SNCF : pour Élisabeth Borne, la grève est uniquement « politique »

92

Ce n'est pas la première fois qu'un membre du gouvernement évoque le caractère très politique de la grève SNCF. Il y a quelques semaines, le premier ministre avait d'ailleurs évoqué la volonté de certains "d'obtenir par la rue ce qui n'avait pas été acquis par les urnes". Élisabeth Borne, la ministre des transports, enfonce le clou : "Le but du mouvement n'est pas la défense du service public mais la contestation du gouvernement".

Alors que 63 % des Français contestent l'intérêt du mouvement mené à la SNCF, principalement par la CGT et Sud Rail, la ministre des transports s'attaque au fond même du problème qu'elle juge "plus politique que social". Alors que la réforme ferroviaire a été définitivement adoptée cette semaine au parlement, la CGT et Sud Rail annoncent la poursuite du mouvement pendant le mois de juillet, période traditionnellement sans grand mouvement social pour ne pas pénaliser les vacances des Français. Une décision que la CGT a beaucoup de mal à justifier. Pour elle, il s'agit de contester dès aujourd'hui la prochaine grande réforme des retraites qui s'attaquera aux régimes spéciaux des cheminots, considérés aujourd'hui comme l'un des plus avantageux et surtout des plus coûteux.

Mais cette position, qui commence à ne plus être partagée par les salariés du transporteur ferroviaire qui s'expriment sur les réseaux sociaux, a des limites au sein même de l'intersyndicale. À la CFDT, comme à FO, on sait que tout jusqu'au-boutisme se retourne généralement contre celui qui mène le combat. Et face à une grève inutile, le gouvernement aurait tout intérêt à s'engager sur un projet de réforme des retraites plus dur qu'il ne l'imaginait à l'origine.
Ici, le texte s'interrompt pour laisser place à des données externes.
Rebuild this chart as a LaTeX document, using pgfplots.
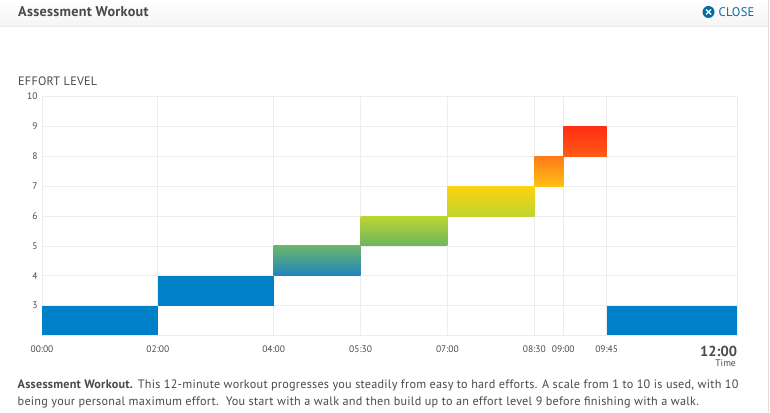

Il sera difficile pour les syndicats d'expliquer à leurs adhérents que le mouvement se maintient au cas où et que les pertes financières qu'il engendre chez les salariés sont le prix à payer d'une prochaine réforme dont personne ne connaît pas très précisément les contenus. Là encore, selon l'un des ministres du gouvernement "le mélanchonisme ferroviaire joue en faveur des réformes à venir".

L'autre surprise née de la grève, c'est la capacité des voyageurs à s'adapter aux nouvelles technologies. Utilisation du car pour les trajets de moyenne distance, covoiturage, vidéoconférence, travail à domicile… beaucoup se sont rendu compte qu'il était possible de limiter les effets de la grève en adaptant les outils technologiques aux besoins de leur activité professionnelle. Certes, la grève s'est durement fait sentir au début sur les transports franciliens assurés par la SNCF. Mais après, les effets étaient moins pesants. Une occasion en or pour le gouvernement de ressortit le fameux projet de loi visant à la création d'une société unique, qui regrouperait RATP et SNCF en Île-de-France. Valérie Pécresse se dit attentive à une évolution de ce type dans un grand Paris aux moyens de déplacements multipliés par deux d'ici à 2050.

Enfin, pour les observateurs politiques, spécialisés dans les conflits sociaux, la sortie de grève de la CGT se fera sans doute discrètement dans les prochaines semaines. Il faudra simplement faire croire aux adhérents que le combat mené a été utile. Ce dont semble douter aujourd'hui plus de 48 % des salariés de la SNCF.